» EXERCISE OBJECTIVE:
Retype the stretch of lines that starts at the line containing "Output the web" and ends at the line containing "d3.scaleLinear().domain([-0.5, 1.0]).range([735, 246]);", inclusive. Do not include pictures.

(Source data)
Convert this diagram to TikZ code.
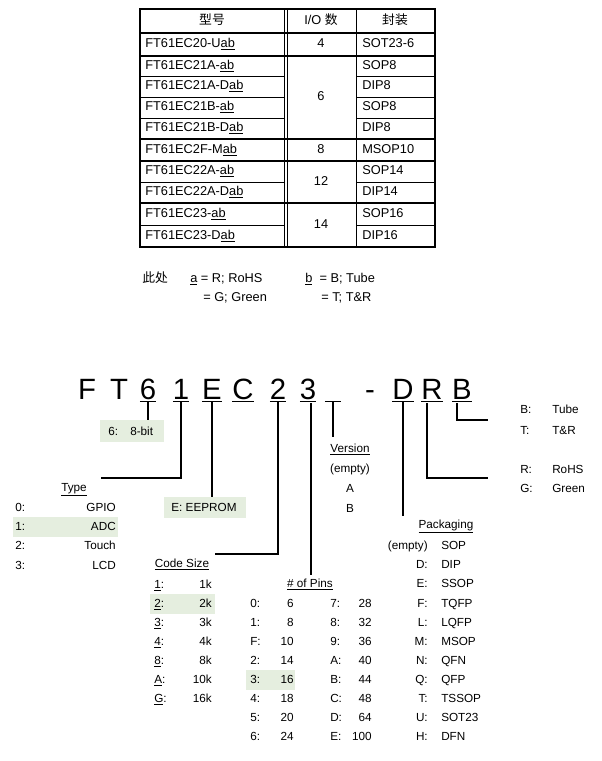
\documentclass[tikz,border=0pt]{standalone}
\usepackage{fontspec}
\setmainfont{Liberation Sans}
\newfontfamily\cjk{Noto Sans CJK SC}
\usetikzlibrary{positioning}
\definecolor{hlgreen}{HTML}{E5EEDF}
\tikzset{
  txt/.style={inner sep=0pt, text height=6.5pt, text depth=2pt, font=\fontsize{8.8}{10}\selectfont},
  tbl/.style={inner sep=0pt, text height=7pt, text depth=2.2pt, font=\fontsize{9.6}{11}\selectfont},
  big/.style={inner sep=0pt, anchor=base, font=\fontsize{22}{24}\selectfont},
  thick line/.style={line width=1.3pt},
  thin line/.style={line width=0.5pt},
  conn/.style={line width=0.9pt},
  hl/.style={fill=hlgreen, draw=none}
}
\begin{document}
\begin{tikzpicture}[x=0.75pt,y=-0.75pt]
  \useasboundingbox (0,0) rectangle (601,761);
  % table
  \foreach \y in {76,97,118,182,225}
    {\draw[thin line] (140,\y) -- (285,\y);
     \draw[thin line] (356,\y) -- (435,\y);}
  \foreach \y in {33,56,139,161,203}
    \draw[thick line] (140,\y) -- (435,\y);
  \draw[thin line] (284,9) -- (284,247);
  \draw[thin line] (287,9) -- (287,247);
  \draw[thin line] (356,9) -- (356,247);
  \draw[thick line] (140,9) rectangle (435,247);
  \node[tbl] (h1) at (212,21) {\cjk 型号};
  \node[tbl] (h2) at (321,21) {I/O \cjk 数};
  \node[tbl] (h3) at (395,21) {\cjk 封装};
  \foreach \n/\y/\t in {1/44.5/FT61EC20-U\underline{ab}, 2/66/FT61EC21A-\underline{ab},
      3/86.5/FT61EC21A-D\underline{ab}, 4/107.5/FT61EC21B-\underline{ab},
      5/128.5/FT61EC21B-D\underline{ab}, 6/150/FT61EC2F-M\underline{ab},
      7/171.5/FT61EC22A-\underline{ab}, 8/192.5/FT61EC22A-D\underline{ab},
      9/214/FT61EC23-\underline{ab}, 10/236/FT61EC23-D\underline{ab}}
    \node[tbl, anchor=west] (m\n) at (145,\y) {\t};
  \foreach \n/\y/\t in {1/44.5/SOT23-6, 2/66/SOP8, 3/86.5/DIP8, 4/107.5/SOP8,
      5/128.5/DIP8, 6/150/MSOP10, 7/171.5/SOP14, 8/192.5/DIP14,
      9/214/SOP16, 10/236/DIP16}
    \node[tbl, anchor=west] (p\n) at (362,\y) {\t};
  \foreach \n/\y/\t in {1/44.5/4, 2/97/6, 3/150/8, 4/182/12, 5/225/14}
    \node[tbl] (io\n) at (321,\y) {\t};
  % legend under table
  \node[tbl, anchor=west] (here) at (142,279) {\cjk 此处};
  \node[tbl, anchor=west] (a1) at (190,279) {\underline{a} = R; RoHS};
  \node[tbl, anchor=west] (a2) at (203,298) {= G; Green};
  \node[tbl, anchor=west] (b1) at (305,279) {\underline{b}\ \ = B; Tube};
  \node[tbl, anchor=west] (b2) at (321,298) {= T; T\&R};
  % part number
  \foreach \n/\x/\t in {lF/87/F, lT/119/T, l6/148/\underline{6}, l1/181/\underline{1},
      lE/212/\underline{E}, lC/243/\underline{C}, l2/278/\underline{2}, l3/308/\underline{3},
      lv/333/\underline{\phantom{3}}, ld/370/-, lD/403/\underline{D}, lR/432/\underline{R},
      lB/462/\underline{B}}
    \node[big] (\n) at (\x,399) {\t};
  % highlights
  \fill[hl] (100,420) rectangle (164,442);
  \fill[hl] (164,497) rectangle (246,518);
  \fill[hl] (13,517) rectangle (118,537);
  \fill[hl] (150,594) rectangle (215,614);
  \fill[hl] (246,670) rectangle (295,690);
  % coordinates for connector ends
  \coordinate (c6) at (148,420);
  \coordinate (c1) at (101,478);
  \coordinate (cE) at (212,497);
  \coordinate (c2) at (215,554);
  \coordinate (c3) at (311,575);
  \coordinate (cv) at (333,437);
  \coordinate (cD) at (403,516);
  \coordinate (cR) at (488,478);
  \coordinate (cB) at (488,420);
  \draw[conn] (l6.south) -- (c6);
  \draw[conn] (l1.south) |- (c1);
  \draw[conn] (lE.south) -- (cE);
  \draw[conn] (l2.south) |- (c2);
  \draw[conn] (311,403) -- (c3);
  \draw[conn] (lv.south) -- (cv);
  \draw[conn] (lD.south) -- (cD);
  \draw[conn] (427,403) |- (cR);
  \draw[conn] (457,403) |- (cB);
  % 8-bit and EEPROM
  \node[txt, anchor=west] (k6) at (108,432) {6:};
  \node[txt, anchor=west] (v6) at (130,432) {8-bit};
  \node[txt] (eeprom) at (204,508) {E: EEPROM};
  % packing / material
  \foreach \n/\y/\k/\v in {bt/410/B:/Tube, bn/431/T:/T\&R, rr/470/R:/RoHS, rg/489/G:/Green}
    {\node[txt, anchor=west] (k\n) at (520,\y) {\k};
     \node[txt, anchor=west] (v\n) at (552,\y) {\v};}
  % version
  \node[txt] (ver) at (350,449) {\underline{Version}};
  \foreach \n/\y/\t in {1/469/(empty), 2/489/A, 3/509/B}
    \node[txt] (ver\n) at (350,\y) {\t};
  % type
  \node[txt] (type) at (74,488) {\underline{Type}};
  \foreach \n/\y/\t in {0/508/GPIO, 1/527/ADC, 2/546/Touch, 3/566/LCD}
    {\node[txt, anchor=west] (tk\n) at (15,\y) {\n:};
     \node[txt, anchor=east] (tv\n) at (116,\y) {\t};}
  % code size
  \node[txt] (code) at (182,564) {\underline{Code Size}};
  \foreach \n/\y/\t in {1/585/1k, 2/604/2k, 3/623/3k, 4/642/4k, 8/661/8k, A/680/10k, G/699/16k}
    {\node[txt, anchor=west] (ck\n) at (154,\y) {\underline{\n}:};
     \node[txt, anchor=east] (cv\n) at (212,\y) {\t};}
  % pins
  \node[txt] (pins) at (310,584) {\underline{\# of Pins}};
  \foreach \k/\v/\y in {0/6/604, 1/8/623, F/10/642, 2/14/661, 3/16/680, 4/18/699, 5/20/718, 6/24/737}
    {\node[txt, anchor=west] (pk\k) at (250,\y) {\k:};
     \node[txt, anchor=east] (pv\k) at (294,\y) {\v};}
  \foreach \k/\v/\y in {7/28/604, 8/32/623, 9/36/642, A/40/661, B/44/680, C/48/699, D/64/718, E/100/737}
    {\node[txt, anchor=west] (qk\k) at (330,\y) {\k:};
     \node[txt, anchor=east] (qv\k) at (372,\y) {\v};}
  % packaging
  \node[txt] (pack) at (446,525) {\underline{Packaging}};
  \foreach \k/\v/\y in {(empty)/SOP/546, D:/DIP/565, E:/SSOP/584, F:/TQFP/604, L:/LQFP/623,
      M:/MSOP/642, N:/QFN/661, Q:/QFP/680, T:/TSSOP/699, U:/SOT23/718, H:/DFN/737}
    {\node[txt, anchor=east] at (428,\y) {\k};
     \node[txt, anchor=west] at (441,\y) {\v};}
\end{tikzpicture}
\end{document}
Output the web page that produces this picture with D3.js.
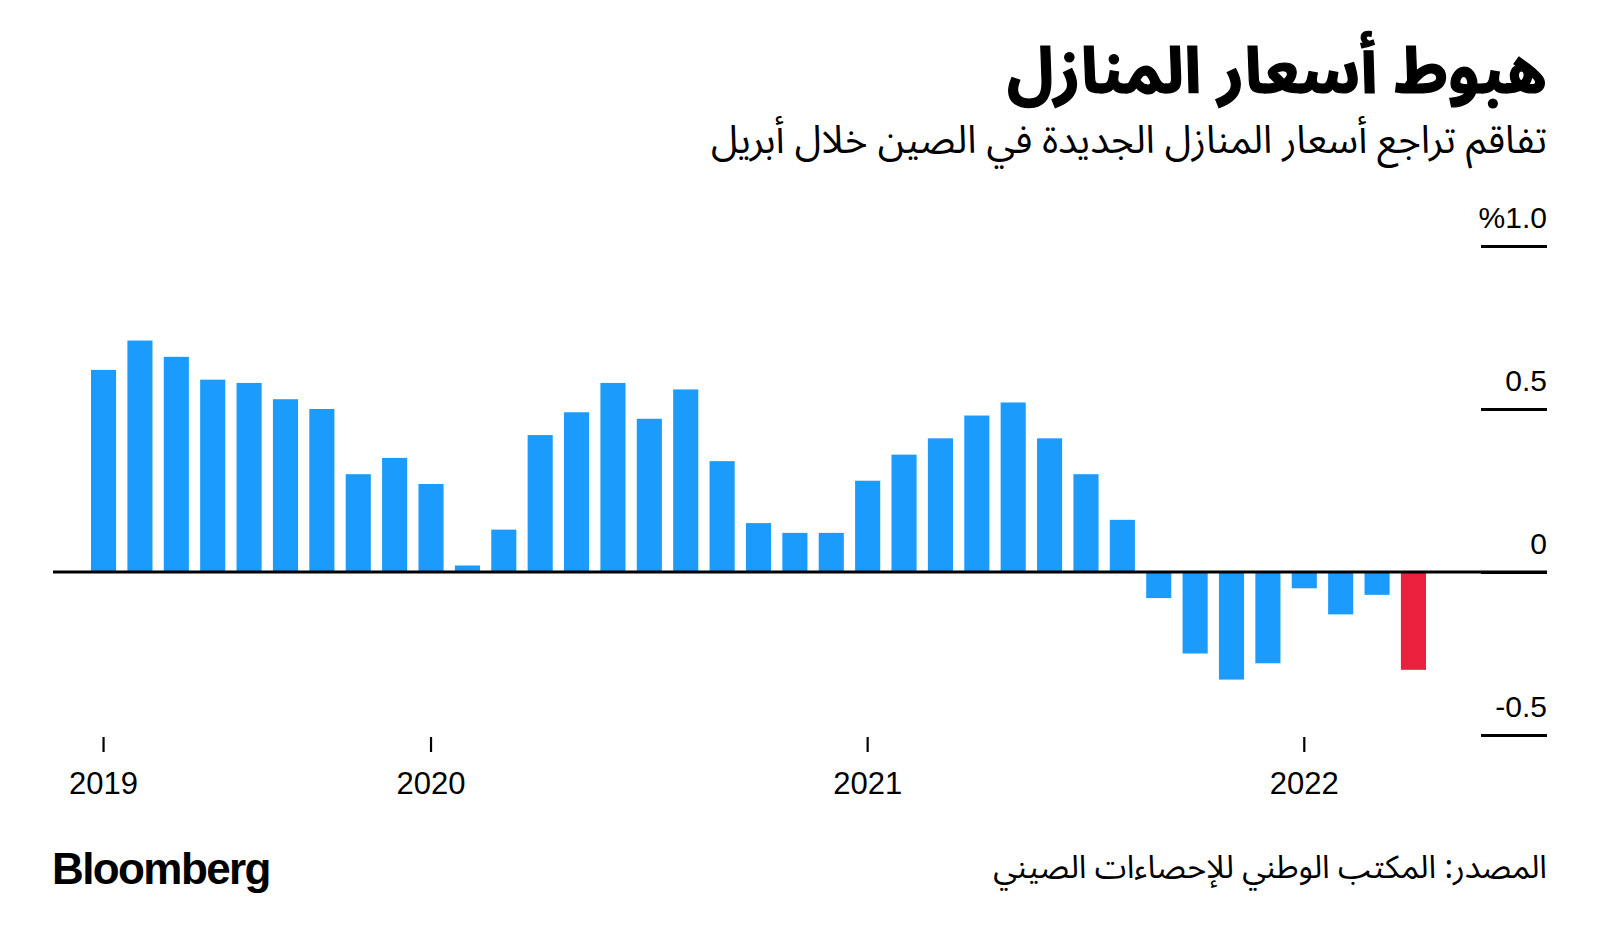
<!DOCTYPE html>
<html>
<head>
<meta charset="utf-8">
<script src="https://cdn.jsdelivr.net/npm/d3@7"></script>
<style>
  html, body { margin: 0; padding: 0; background: #ffffff; }
  svg { display: block; }
  .ar { font-family: "Noto Sans Arabic", "Noto Kufi Arabic", "DejaVu Sans", sans-serif; }
  .lat { font-family: "Liberation Sans", Arial, Helvetica, sans-serif; }
</style>
</head>
<body>
<svg id="chart" width="1600" height="949"></svg>
<script>
// ---- data ----
const months = [
  "2019-04","2019-05","2019-06","2019-07","2019-08","2019-09","2019-10","2019-11","2019-12",
  "2020-01","2020-02","2020-03","2020-04","2020-05","2020-06","2020-07","2020-08","2020-09","2020-10","2020-11","2020-12",
  "2021-01","2021-02","2021-03","2021-04","2021-05","2021-06","2021-07","2021-08","2021-09","2021-10","2021-11","2021-12",
  "2022-01","2022-02","2022-03","2022-04"
];
const values = [
  0.62, 0.71, 0.66, 0.59, 0.58, 0.53, 0.50, 0.30, 0.35,
  0.27, 0.02, 0.13, 0.42, 0.49, 0.58, 0.47, 0.56, 0.34, 0.15, 0.12, 0.12,
  0.28, 0.36, 0.41, 0.48, 0.52, 0.41, 0.30, 0.16, -0.08, -0.25, -0.33, -0.28,
  -0.05, -0.13, -0.07, -0.30
];
const highlightMonth = "2022-04";
const xTickMonths = ["2019-04", "2020-01", "2021-01", "2022-01"];
const xTickLabels = ["2019", "2020", "2021", "2022"];
const yTickValues = [-0.5, 0, 0.5, 1.0];
const yTickLabels = ["-0.5", "0", "0.5", "%1.0"];
const titleText = "هبوط أسعار المنازل";
const subtitleText = "تفاقم تراجع أسعار المنازل الجديدة في الصين خلال أبريل";
const sourceText = "المصدر: المكتب الوطني للإحصاءات الصيني";
const brandText = "Bloomberg";

// ---- layout ----
const svg = d3.select("#chart");
const blue = "#1b9bfc", red = "#ea203c";

const x = d3.scaleBand().domain(months).range([91, 1426]).paddingInner(0.31).paddingOuter(0);
const y = d3.scaleLinear().domain([-0.5, 1.0]).range([735, 246]);

// bars
svg.append("g").selectAll("rect")
  .data(months.map((m, i) => ({ m, v: values[i] })))
  .join("rect")
  .attr("x", d => x(d.m))
  .attr("width", x.bandwidth())
  .attr("y", d => y(Math.max(0, d.v)))
  .attr("height", d => Math.abs(y(d.v) - y(0)))
  .attr("fill", d => d.m === highlightMonth ? red : blue);

// y axis (short ticks at right with labels above)
const yAxis = d3.axisLeft(y).tickValues(yTickValues).tickSize(66)
  .tickFormat((d, i) => yTickLabels[i]);
const gy = svg.append("g").attr("transform", "translate(1547,0)").call(yAxis);
gy.select(".domain").remove();
gy.selectAll(".tick line").attr("stroke", "#000").attr("stroke-width", 3);
gy.selectAll(".tick text")
  .attr("class", "lat")
  .attr("x", 0).attr("dy", "-19").attr("text-anchor", "end")
  .attr("direction", "ltr")
  .style("font-size", "30px").attr("fill", "#000");

// zero line
svg.append("line")
  .attr("x1", 53).attr("x2", 1547)
  .attr("y1", y(0)).attr("y2", y(0))
  .attr("stroke", "#000").attr("stroke-width", 3);

// x axis
const xAxis = d3.axisBottom(x).tickValues(xTickMonths).tickSize(15)
  .tickFormat((d, i) => xTickLabels[i]);
const gx = svg.append("g").attr("transform", "translate(0,737)").call(xAxis);
gx.select(".domain").remove();
gx.selectAll(".tick line").attr("stroke", "#000").attr("stroke-width", 2.2);
gx.selectAll(".tick text")
  .attr("class", "lat")
  .attr("y", 57).attr("dy", 0)
  .style("font-size", "31px").attr("fill", "#000");

// texts
function fitText(sel, target) {
  const w = sel.node().getComputedTextLength();
  const fs = parseFloat(sel.style("font-size"));
  if (w > 0) sel.style("font-size", (fs * target / w) + "px");
}
const title = svg.append("text").attr("class", "ar")
  .attr("x", 1547).attr("y", 93).attr("text-anchor", "start").attr("direction", "rtl")
  .style("font-size", "60px").style("font-weight", "bold").attr("fill", "#000")
  .attr("stroke", "#000").attr("stroke-width", 1.2)
  .text(titleText);
fitText(title, 540);

const subtitle = svg.append("text").attr("class", "ar")
  .attr("x", 1547).attr("y", 153).attr("text-anchor", "start").attr("direction", "rtl")
  .style("font-size", "36px").attr("fill", "#000")
  .text(subtitleText);
fitText(subtitle, 836);

const source = svg.append("text").attr("class", "ar")
  .attr("x", 1547).attr("y", 878).attr("text-anchor", "start").attr("direction", "rtl")
  .style("font-size", "28px").attr("fill", "#000")
  .text(sourceText);
fitText(source, 554);

svg.append("text").attr("class", "lat")
  .attr("x", 52).attr("y", 884)
  .style("font-size", "44px").style("font-weight", "bold")
  .style("letter-spacing", "-1.6px").attr("fill", "#000")
  .text(brandText);
</script>
</body>
</html>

» WRITTEN RESPONSE:
Output the web page that produces this picture with D3.js.
<!DOCTYPE html>
<html>
<head>
<meta charset="utf-8">
<script src="https://cdn.jsdelivr.net/npm/d3@7"></script>
<style>
  html, body { margin: 0; padding: 0; background: #ffffff; }
  svg { display: block; }
  .ar { font-family: "Noto Sans Arabic", "Noto Kufi Arabic", "DejaVu Sans", sans-serif; }
  .lat { font-family: "Liberation Sans", Arial, Helvetica, sans-serif; }
</style>
</head>
<body>
<svg id="chart" width="1600" height="949"></svg>
<script>
// ---- data ----
const months = [
  "2019-04","2019-05","2019-06","2019-07","2019-08","2019-09","2019-10","2019-11","2019-12",
  "2020-01","2020-02","2020-03","2020-04","2020-05","2020-06","2020-07","2020-08","2020-09","2020-10","2020-11","2020-12",
  "2021-01","2021-02","2021-03","2021-04","2021-05","2021-06","2021-07","2021-08","2021-09","2021-10","2021-11","2021-12",
  "2022-01","2022-02","2022-03","2022-04"
];
const values = [
  0.62, 0.71, 0.66, 0.59, 0.58, 0.53, 0.50, 0.30, 0.35,
  0.27, 0.02, 0.13, 0.42, 0.49, 0.58, 0.47, 0.56, 0.34, 0.15, 0.12, 0.12,
  0.28, 0.36, 0.41, 0.48, 0.52, 0.41, 0.30, 0.16, -0.08, -0.25, -0.33, -0.28,
  -0.05, -0.13, -0.07, -0.30
];
const highlightMonth = "2022-04";
const xTickMonths = ["2019-04", "2020-01", "2021-01", "2022-01"];
const xTickLabels = ["2019", "2020", "2021", "2022"];
const yTickValues = [-0.5, 0, 0.5, 1.0];
const yTickLabels = ["-0.5", "0", "0.5", "%1.0"];
const titleText = "هبوط أسعار المنازل";
const subtitleText = "تفاقم تراجع أسعار المنازل الجديدة في الصين خلال أبريل";
const sourceText = "المصدر: المكتب الوطني للإحصاءات الصيني";
const brandText = "Bloomberg";

// ---- layout ----
const svg = d3.select("#chart");
const blue = "#1b9bfc", red = "#ea203c";

const x = d3.scaleBand().domain(months).range([91, 1426]).paddingInner(0.31).paddingOuter(0);
const y = d3.scaleLinear().domain([-0.5, 1.0]).range([735, 246]);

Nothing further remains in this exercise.